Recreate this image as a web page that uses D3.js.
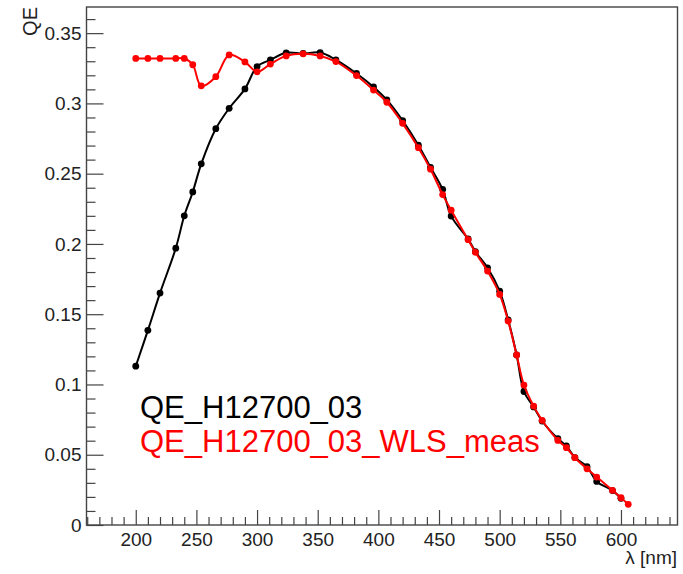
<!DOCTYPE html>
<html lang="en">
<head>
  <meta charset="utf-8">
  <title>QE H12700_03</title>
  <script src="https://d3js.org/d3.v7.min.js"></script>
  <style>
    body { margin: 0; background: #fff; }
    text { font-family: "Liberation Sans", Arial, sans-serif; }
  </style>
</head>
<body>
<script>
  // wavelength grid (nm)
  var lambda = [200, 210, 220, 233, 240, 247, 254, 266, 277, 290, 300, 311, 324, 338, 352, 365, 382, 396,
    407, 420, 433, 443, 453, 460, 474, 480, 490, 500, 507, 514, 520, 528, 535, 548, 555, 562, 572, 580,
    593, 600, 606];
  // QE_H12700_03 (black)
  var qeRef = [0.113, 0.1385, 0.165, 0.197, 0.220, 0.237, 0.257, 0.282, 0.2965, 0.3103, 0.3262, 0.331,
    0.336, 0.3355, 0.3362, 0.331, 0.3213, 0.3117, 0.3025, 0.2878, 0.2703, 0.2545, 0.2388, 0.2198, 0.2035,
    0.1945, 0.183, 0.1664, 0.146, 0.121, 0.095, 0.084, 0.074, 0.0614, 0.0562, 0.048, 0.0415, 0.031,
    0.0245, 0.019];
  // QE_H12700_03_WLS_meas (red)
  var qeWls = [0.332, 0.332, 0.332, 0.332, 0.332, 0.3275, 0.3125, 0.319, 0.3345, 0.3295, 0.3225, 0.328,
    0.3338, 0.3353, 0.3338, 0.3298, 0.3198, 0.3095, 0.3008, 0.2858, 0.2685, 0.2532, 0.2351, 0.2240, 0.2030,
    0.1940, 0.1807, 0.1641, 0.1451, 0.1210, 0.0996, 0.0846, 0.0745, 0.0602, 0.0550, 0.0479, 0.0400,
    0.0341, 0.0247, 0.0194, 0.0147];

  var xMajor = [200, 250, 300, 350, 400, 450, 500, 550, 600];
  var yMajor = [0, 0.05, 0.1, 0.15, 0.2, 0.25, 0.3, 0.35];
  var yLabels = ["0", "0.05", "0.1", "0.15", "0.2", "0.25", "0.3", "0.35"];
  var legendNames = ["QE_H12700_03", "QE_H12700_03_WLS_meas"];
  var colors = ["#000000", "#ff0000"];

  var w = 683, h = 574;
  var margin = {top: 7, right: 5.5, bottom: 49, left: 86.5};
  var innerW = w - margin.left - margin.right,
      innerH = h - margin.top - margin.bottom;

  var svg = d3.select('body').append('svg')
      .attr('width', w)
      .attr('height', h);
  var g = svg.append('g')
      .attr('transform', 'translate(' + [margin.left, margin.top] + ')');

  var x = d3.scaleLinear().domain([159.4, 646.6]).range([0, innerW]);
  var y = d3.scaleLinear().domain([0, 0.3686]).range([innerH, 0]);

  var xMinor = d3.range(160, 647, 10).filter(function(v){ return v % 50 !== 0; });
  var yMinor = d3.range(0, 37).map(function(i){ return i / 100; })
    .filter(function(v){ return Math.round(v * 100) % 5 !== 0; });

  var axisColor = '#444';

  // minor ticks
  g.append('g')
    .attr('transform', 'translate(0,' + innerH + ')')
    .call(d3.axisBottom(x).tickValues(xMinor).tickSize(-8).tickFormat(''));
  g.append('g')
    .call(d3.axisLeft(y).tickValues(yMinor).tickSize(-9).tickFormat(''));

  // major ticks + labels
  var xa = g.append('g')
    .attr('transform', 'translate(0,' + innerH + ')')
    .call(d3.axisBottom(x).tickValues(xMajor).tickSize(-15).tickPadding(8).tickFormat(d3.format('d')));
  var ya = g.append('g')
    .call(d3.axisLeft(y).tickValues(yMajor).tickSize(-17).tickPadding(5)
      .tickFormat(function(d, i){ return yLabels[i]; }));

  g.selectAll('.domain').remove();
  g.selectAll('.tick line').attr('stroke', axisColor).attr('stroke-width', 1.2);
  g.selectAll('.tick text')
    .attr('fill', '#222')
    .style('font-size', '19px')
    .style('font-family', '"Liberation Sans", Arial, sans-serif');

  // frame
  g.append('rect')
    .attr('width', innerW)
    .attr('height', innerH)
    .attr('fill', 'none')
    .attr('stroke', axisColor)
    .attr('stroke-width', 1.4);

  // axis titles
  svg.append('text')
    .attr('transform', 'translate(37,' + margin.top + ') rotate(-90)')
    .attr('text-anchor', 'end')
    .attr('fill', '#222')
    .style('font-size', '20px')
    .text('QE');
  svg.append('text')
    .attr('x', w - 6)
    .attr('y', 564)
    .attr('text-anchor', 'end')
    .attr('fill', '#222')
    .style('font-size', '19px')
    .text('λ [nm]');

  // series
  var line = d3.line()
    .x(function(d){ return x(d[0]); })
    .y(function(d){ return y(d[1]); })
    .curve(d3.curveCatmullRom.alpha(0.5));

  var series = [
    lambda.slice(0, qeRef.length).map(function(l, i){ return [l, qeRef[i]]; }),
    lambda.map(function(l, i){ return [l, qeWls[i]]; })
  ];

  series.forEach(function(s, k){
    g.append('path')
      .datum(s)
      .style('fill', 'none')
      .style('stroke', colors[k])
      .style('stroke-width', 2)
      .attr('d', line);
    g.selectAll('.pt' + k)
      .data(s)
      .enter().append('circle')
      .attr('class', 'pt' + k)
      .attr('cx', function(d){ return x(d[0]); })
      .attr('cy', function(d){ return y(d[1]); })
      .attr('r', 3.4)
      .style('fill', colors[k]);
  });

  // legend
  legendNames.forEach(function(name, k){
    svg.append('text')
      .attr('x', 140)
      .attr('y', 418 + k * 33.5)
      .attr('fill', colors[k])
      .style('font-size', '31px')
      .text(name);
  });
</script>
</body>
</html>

_ _ _

_Work to do_: Write out again every line above exactly as given; the pictures do not belong in the copy.

_Solved exercise_:
Recreate this image as a web page that uses D3.js.
<!DOCTYPE html>
<html lang="en">
<head>
  <meta charset="utf-8">
  <title>QE H12700_03</title>
  <script src="https://d3js.org/d3.v7.min.js"></script>
  <style>
    body { margin: 0; background: #fff; }
    text { font-family: "Liberation Sans", Arial, sans-serif; }
  </style>
</head>
<body>
<script>
  // wavelength grid (nm)
  var lambda = [200, 210, 220, 233, 240, 247, 254, 266, 277, 290, 300, 311, 324, 338, 352, 365, 382, 396,
    407, 420, 433, 443, 453, 460, 474, 480, 490, 500, 507, 514, 520, 528, 535, 548, 555, 562, 572, 580,
    593, 600, 606];
  // QE_H12700_03 (black)
  var qeRef = [0.113, 0.1385, 0.165, 0.197, 0.220, 0.237, 0.257, 0.282, 0.2965, 0.3103, 0.3262, 0.331,
    0.336, 0.3355, 0.3362, 0.331, 0.3213, 0.3117, 0.3025, 0.2878, 0.2703, 0.2545, 0.2388, 0.2198, 0.2035,
    0.1945, 0.183, 0.1664, 0.146, 0.121, 0.095, 0.084, 0.074, 0.0614, 0.0562, 0.048, 0.0415, 0.031,
    0.0245, 0.019];
  // QE_H12700_03_WLS_meas (red)
  var qeWls = [0.332, 0.332, 0.332, 0.332, 0.332, 0.3275, 0.3125, 0.319, 0.3345, 0.3295, 0.3225, 0.328,
    0.3338, 0.3353, 0.3338, 0.3298, 0.3198, 0.3095, 0.3008, 0.2858, 0.2685, 0.2532, 0.2351, 0.2240, 0.2030,
    0.1940, 0.1807, 0.1641, 0.1451, 0.1210, 0.0996, 0.0846, 0.0745, 0.0602, 0.0550, 0.0479, 0.0400,
    0.0341, 0.0247, 0.0194, 0.0147];

  var xMajor = [200, 250, 300, 350, 400, 450, 500, 550, 600];
  var yMajor = [0, 0.05, 0.1, 0.15, 0.2, 0.25, 0.3, 0.35];
  var yLabels = ["0", "0.05", "0.1", "0.15", "0.2", "0.25", "0.3", "0.35"];
  var legendNames = ["QE_H12700_03", "QE_H12700_03_WLS_meas"];
  var colors = ["#000000", "#ff0000"];

  var w = 683, h = 574;
  var margin = {top: 7, right: 5.5, bottom: 49, left: 86.5};
  var innerW = w - margin.left - margin.right,
      innerH = h - margin.top - margin.bottom;

  var svg = d3.select('body').append('svg')
      .attr('width', w)
      .attr('height', h);
  var g = svg.append('g')
      .attr('transform', 'translate(' + [margin.left, margin.top] + ')');

  var x = d3.scaleLinear().domain([159.4, 646.6]).range([0, innerW]);
  var y = d3.scaleLinear().domain([0, 0.3686]).range([innerH, 0]);

  var xMinor = d3.range(160, 647, 10).filter(function(v){ return v % 50 !== 0; });
  var yMinor = d3.range(0, 37).map(function(i){ return i / 100; })
    .filter(function(v){ return Math.round(v * 100) % 5 !== 0; });

  var axisColor = '#444';

  // minor ticks
  g.append('g')
    .attr('transform', 'translate(0,' + innerH + ')')
    .call(d3.axisBottom(x).tickValues(xMinor).tickSize(-8).tickFormat(''));
  g.append('g')
    .call(d3.axisLeft(y).tickValues(yMinor).tickSize(-9).tickFormat(''));

  // major ticks + labels
  var xa = g.append('g')
    .attr('transform', 'translate(0,' + innerH + ')')
    .call(d3.axisBottom(x).tickValues(xMajor).tickSize(-15).tickPadding(8).tickFormat(d3.format('d')));
  var ya = g.append('g')
    .call(d3.axisLeft(y).tickValues(yMajor).tickSize(-17).tickPadding(5)
      .tickFormat(function(d, i){ return yLabels[i]; }));

  g.selectAll('.domain').remove();
  g.selectAll('.tick line').attr('stroke', axisColor).attr('stroke-width', 1.2);
  g.selectAll('.tick text')
    .attr('fill', '#222')
    .style('font-size', '19px')
    .style('font-family', '"Liberation Sans", Arial, sans-serif');

  // frame
  g.append('rect')
    .attr('width', innerW)
    .attr('height', innerH)
    .attr('fill', 'none')
    .attr('stroke', axisColor)
    .attr('stroke-width', 1.4);

  // axis titles
  svg.append('text')
    .attr('transform', 'translate(37,' + margin.top + ') rotate(-90)')
    .attr('text-anchor', 'end')
    .attr('fill', '#222')
    .style('font-size', '20px')
    .text('QE');
  svg.append('text')
    .attr('x', w - 6)
    .attr('y', 564)
    .attr('text-anchor', 'end')
    .attr('fill', '#222')
    .style('font-size', '19px')
    .text('λ [nm]');

  // series
  var line = d3.line()
    .x(function(d){ return x(d[0]); })
    .y(function(d){ return y(d[1]); })
    .curve(d3.curveCatmullRom.alpha(0.5));

  var series = [
    lambda.slice(0, qeRef.length).map(function(l, i){ return [l, qeRef[i]]; }),
    lambda.map(function(l, i){ return [l, qeWls[i]]; })
  ];

  series.forEach(function(s, k){
    g.append('path')
      .datum(s)
      .style('fill', 'none')
      .style('stroke', colors[k])
      .style('stroke-width', 2)
      .attr('d', line);
    g.selectAll('.pt' + k)
      .data(s)
      .enter().append('circle')
      .attr('class', 'pt' + k)
      .attr('cx', function(d){ return x(d[0]); })
      .attr('cy', function(d){ return y(d[1]); })
      .attr('r', 3.4)
      .style('fill', colors[k]);
  });

  // legend
  legendNames.forEach(function(name, k){
    svg.append('text')
      .attr('x', 140)
      .attr('y', 418 + k * 33.5)
      .attr('fill', colors[k])
      .style('font-size', '31px')
      .text(name);
  });
</script>
</body>
</html>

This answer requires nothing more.